私の盟友・宗教学者の正木晃氏が提言している賞味期限が残った21世紀型の宗教の要件とは、次の5つに集約される。1つは自然と関わっている。2つは参加型。3つ目は実践型。4つ目は心と体に関わっていること。5つ目は統括的…逆の言葉で言うと排他的でないこと。

この5つだが、修験道はその全ての条件を満たしている数少ない日本の宗教だと氏は絶賛する。おもはゆい気持ちもあるが、私もその気になっている。とりわけ自然との関わりが深い宗教というなら、修験道は一番であろう。

修験道は日本古来の山岳宗教に神道や外来の仏教、道教などが習合して成立した日本独自の民俗宗教であると説明されるが、その基盤は山岳信仰にある。大自然の中に分け入り、神仏を隔てなく拝み、大自然と一体になる宗教。山に伏し野に伏して修行するから山伏と呼ばれ、大自然を道場にするという、自然との関わりこそがその生命なのである。

私は先年、インド医学のルーツともいうべきアーユルヴェーダを学んだ。そのときアーユルヴェーダの博士に「毎日必ず陽が沈む頃にじっと夕陽を見つめなさい」と教えられたことがある。最初意味がわからなかったが、ずっと見つめているとそのうち氷解した。落日の夕陽とは一日の終わりを告げている。夕闇に染まる太陽は自然の大いなる運行を教え、人間もまた自然の一部として生きていることを実感させてくれるのである。自然と切れてはいけないとアーユルヴェーダは教えているのだ。

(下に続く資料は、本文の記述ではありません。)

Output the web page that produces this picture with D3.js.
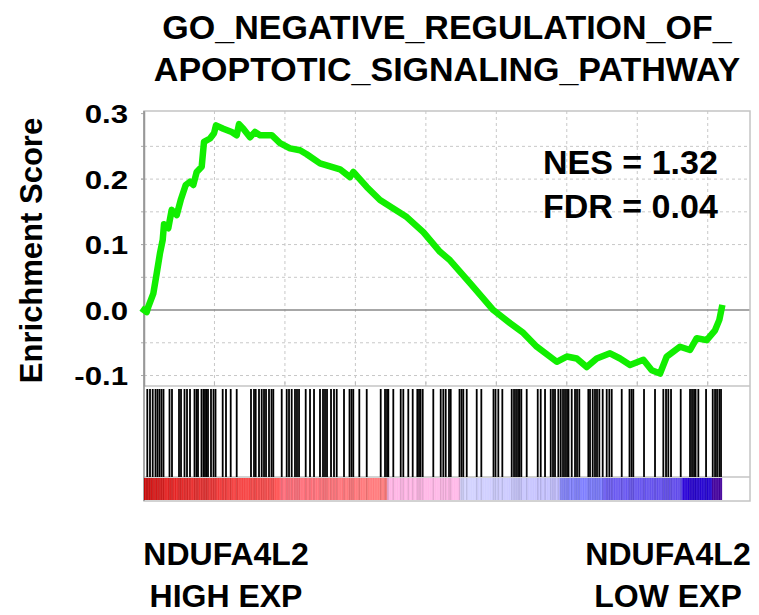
<!DOCTYPE html>
<html><head><meta charset="utf-8">
<script src="https://cdn.jsdelivr.net/npm/d3@7"></script>
<style>body{margin:0;background:#fff}svg{display:block}</style>
</head><body>
<svg id="chart" width="759" height="615"></svg>
<script>
// ---------- data ----------
const titleLines = ["GO_NEGATIVE_REGULATION_OF_", "APOPTOTIC_SIGNALING_PATHWAY"];
const statLines = ["NES = 1.32", "FDR = 0.04"];
const yLabel = "Enrichment Score";
const leftLabels = ["NDUFA4L2", "HIGH EXP"];
const rightLabels = ["NDUFA4L2", "LOW EXP"];
const yTickValues = [-0.1, 0.0, 0.1, 0.2, 0.3];
const yGridValues = [-0.1, -0.05, 0.05, 0.1, 0.15, 0.2, 0.25];
const xGridValues = [2500, 5000, 7500, 10000, 12500, 15000, 17500, 20000];
const totalGenes = 20500;
const xAxisMax = 21500;

// running enrichment score (rank, ES)
const esRanks = [0, 96, 153, 330, 451, 568, 663, 710, 862, 983, 1160, 1302, 1480, 1632, 1749, 1870, 2047, 2129, 2342, 2484, 2555, 2814, 3112, 3289, 3371, 3523, 3761, 3938, 4116, 4531, 4825, 5180, 5535, 5773, 6245, 6482, 6954, 7309, 7426, 7902, 8373, 8845, 9321, 9910, 10502, 10857, 11567, 12393, 12986, 13458, 13933, 14643, 14998, 15353, 15707, 16062, 16534, 16889, 17244, 17716, 18014, 18309, 18546, 19018, 19372, 19610, 19965, 20259, 20412, 20497];
const esValues = [0.0, -0.003, 0.005, 0.025, 0.056, 0.087, 0.107, 0.131, 0.125, 0.153, 0.145, 0.168, 0.191, 0.196, 0.191, 0.211, 0.219, 0.257, 0.262, 0.270, 0.282, 0.277, 0.272, 0.267, 0.284, 0.277, 0.264, 0.272, 0.267, 0.267, 0.255, 0.247, 0.244, 0.238, 0.224, 0.221, 0.215, 0.203, 0.211, 0.188, 0.168, 0.155, 0.142, 0.119, 0.089, 0.076, 0.041, 0.000, -0.020, -0.035, -0.056, -0.079, -0.071, -0.074, -0.087, -0.074, -0.066, -0.074, -0.084, -0.076, -0.092, -0.097, -0.071, -0.056, -0.061, -0.043, -0.046, -0.031, -0.015, 0.003];

// gene-set hit ranks
const hitRanks = [117, 213, 309, 408, 479, 550, 621, 692, 905, 993, 1242, 1313, 1437, 1526, 1632, 1792, 1863, 1916, 2040, 2111, 2164, 2218, 2271, 2377, 2466, 2537, 2792, 2909, 3076, 3289,
 3796, 3903, 3963, 4080, 4176, 4258, 4329, 4435, 4524, 4588, 4886, 5063, 5145, 5240, 5357, 5428, 5500, 5737, 5890, 6032, 6244, 6351, 6422, 6493, 6635, 6741, 6837,
 7096, 7291, 7362, 7426, 7639, 7902, 8398, 8551, 8622, 8668, 8845, 9108, 9200, 9377, 9533, 9697, 9757, 9810, 9888, 10264,
 10527, 10619, 10704, 10821, 10882, 11194, 11265, 11329, 11450, 11804, 11968, 12400, 12471, 12571, 12713, 13046, 13128, 13199, 13270, 13323, 13387, 13578, 13969,
 14075, 14228, 14430, 14511, 14582, 14700, 14785, 14866, 14937, 15008, 15061, 15175, 15292, 15363, 15444, 15764, 15824, 15920, 16001, 16072, 16154, 16274, 16416, 16509, 16594, 16949, 17225, 17297, 17360,
 17740, 18130, 18425, 18521, 18602, 18698, 19042, 19372, 19443, 19514, 19568, 19667, 19941, 20178, 20260, 20331, 20412, 20472];

// ranked-list colour bar stops
const colourRanks = [0, 400, 4825, 4826, 8622, 8623, 11212, 11213, 14760, 14761, 16285, 16286, 19088, 19089, 20152, 20153, 20500];
const colourValues = ["#c40404", "#e01a1a", "#ff5252", "#ff6a78", "#ff7b7b", "#ffb4e4", "#ffb8e8", "#d4d4ff", "#c2beff", "#8585ff", "#7878ff", "#6c5cf2", "#5e48ea", "#2a00d8", "#2000cc", "#4800a8", "#4800a8"];

// ---------- layout ----------
const L = 144, R = 750;
const plotTop = 111, plotBottom = 386;
const barTop = 389, barBottom = 477, cbTop = 477, cbBottom = 500, panelBottom = 501;
const font = "'Liberation Sans', Arial, Helvetica, sans-serif";

const svg = d3.select("#chart");
const x = d3.scaleLinear().domain([0, xAxisMax]).range([L, R]);
const y = d3.scaleLinear().domain([-0.116, 0.304]).range([plotBottom, plotTop]);

// grid
const g = svg.append("g");
g.selectAll("line.gy").data(yGridValues).join("line")
  .attr("x1", L).attr("x2", R).attr("y1", d => y(d)).attr("y2", d => y(d))
  .attr("stroke", "#c8c8c8").attr("stroke-width", 1).attr("stroke-dasharray", "3,3");
g.selectAll("line.gx").data(xGridValues).join("line")
  .attr("x1", d => x(d)).attr("x2", d => x(d)).attr("y1", plotTop).attr("y2", plotBottom)
  .attr("stroke", "#c8c8c8").attr("stroke-width", 1).attr("stroke-dasharray", "3,3");

// zero line
g.append("line").attr("x1", L).attr("x2", R).attr("y1", y(0)).attr("y2", y(0))
  .attr("stroke", "#8a8a8a").attr("stroke-width", 1.5);

// panel borders
const border = "#c4c4c4";
g.append("rect").attr("x", L).attr("y", plotTop).attr("width", R - L).attr("height", panelBottom - plotTop)
  .attr("fill", "none").attr("stroke", border).attr("stroke-width", 1.5);
g.append("line").attr("x1", L).attr("x2", R).attr("y1", plotBottom).attr("y2", plotBottom).attr("stroke", border).attr("stroke-width", 1.5);
g.append("line").attr("x1", L).attr("x2", R).attr("y1", cbTop).attr("y2", cbTop).attr("stroke", border).attr("stroke-width", 1.5);
g.selectAll("line.xt").data(xGridValues).join("line")
  .attr("x1", d => x(d)).attr("x2", d => x(d)).attr("y1", plotBottom - 4).attr("y2", plotBottom)
  .attr("stroke", "#bbb");

// y axis
const yAxis = d3.axisLeft(y).tickValues(yTickValues).tickSize(0).tickPadding(16)
  .tickFormat(d => d.toFixed(1));
const ya = svg.append("g").attr("transform", `translate(${L},0)`).call(yAxis);
ya.select(".domain").attr("stroke", "#999").attr("stroke-width", 1.5);
ya.selectAll("text").attr("font-family", font).attr("font-size", 26).attr("font-weight", "bold").attr("fill", "#000")
  .attr("transform", "scale(1.2,1)").attr("x", -16 / 1.2).attr("dy", "0.36em");
svg.append("g").selectAll("line").data(yGridValues.concat(yTickValues)).join("line")
  .attr("x1", L - 3).attr("x2", L).attr("y1", d => y(d)).attr("y2", d => y(d)).attr("stroke", "#aaa");
svg.append("line").attr("x1", L).attr("x2", L).attr("y1", plotTop).attr("y2", panelBottom)
  .attr("stroke", "#999").attr("stroke-width", 1.5);

// y label
svg.append("text").attr("transform", `translate(42,${(plotTop + plotBottom) / 2 + 2}) rotate(-90)`)
  .attr("text-anchor", "middle").attr("font-family", font).attr("font-weight", "bold").attr("font-size", 31).attr("fill", "#000")
  .text(yLabel);

// colour bar
const colour = d3.scaleLinear().domain(colourRanks).range(colourValues);
const step = 25;
const bins = d3.range(0, totalGenes, step);
svg.append("g").selectAll("rect").data(bins).join("rect")
  .attr("x", d => x(d)).attr("y", cbTop + 1).attr("width", d => x(Math.min(d + step, totalGenes)) - x(d) + 0.3)
  .attr("height", cbBottom - cbTop - 1).attr("fill", d => colour(d + step / 2));
svg.append("g").selectAll("line").data(hitRanks).join("line")
  .attr("x1", d => x(d)).attr("x2", d => x(d)).attr("y1", cbTop + 1).attr("y2", cbBottom)
  .attr("stroke", "#000").attr("stroke-opacity", 0.1).attr("stroke-width", 1.5);

// barcode
svg.append("g").selectAll("line").data(hitRanks).join("line")
  .attr("x1", d => x(d)).attr("x2", d => x(d)).attr("y1", barTop).attr("y2", barBottom)
  .attr("stroke", "#000").attr("stroke-width", 1.8);

// ES curve
const line = d3.line().x((d, i) => x(esRanks[i])).y(d => y(d));
svg.append("path").datum(esValues).attr("d", line)
  .attr("fill", "none").attr("stroke", "#11ee00").attr("stroke-width", 6.5)
  .attr("stroke-linejoin", "round").attr("stroke-linecap", "square");

// stats text
svg.append("g").selectAll("text").data(statLines).join("text")
  .attr("x", 543).attr("y", (d, i) => 174 + i * 44)
  .attr("font-family", font).attr("font-size", 34).attr("font-weight", "bold").attr("fill", "#000").text(d => d);

// title
svg.append("g").selectAll("text").data(titleLines).join("text")
  .attr("x", 447).attr("y", (d, i) => 39 + i * 42).attr("text-anchor", "middle")
  .attr("font-family", font).attr("font-weight", "bold").attr("font-size", 34).attr("fill", "#000").text(d => d);

// bottom labels
svg.append("g").selectAll("text").data(leftLabels).join("text")
  .attr("x", 226).attr("y", (d, i) => 565 + i * 42).attr("text-anchor", "middle")
  .attr("font-family", font).attr("font-weight", "bold").attr("font-size", 32).attr("fill", "#000").text(d => d);
svg.append("g").selectAll("text").data(rightLabels).join("text")
  .attr("x", 668).attr("y", (d, i) => 565 + i * 42).attr("text-anchor", "middle")
  .attr("font-family", font).attr("font-weight", "bold").attr("font-size", 32).attr("fill", "#000").text(d => d);
</script>
</body></html>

逆に現代社会は自然ととうに切れている。自然の一部である存在を忘れ、人間中心に生きているのが都会の生活なのではないだろうか。もう何年も夕陽を見つめたことのない人ばかりが暮らす街…それが大都会だろう。

蓮華入峰に参加した統合失調症の青年が「最初来たときは歩く自信などぜんぜんなかったのに、途中で絶対帰ってはいけない、絶対帰ってはいけないと山に言われているような気がして、とうとう最後まで歩き通すことが出来ました」と自慢げに話していた。正に山修行の自然力に触れたから、修行をやり遂げたのだろう。

統合失調症も引きこもりも、都会の疎外された生活が生んだ現代病である。もちろんさまざまな原因はあろうが、自然との関係を取り戻すとき、その多くの患いは癒される。それも山岳信仰の持つ大きな力であると思っている。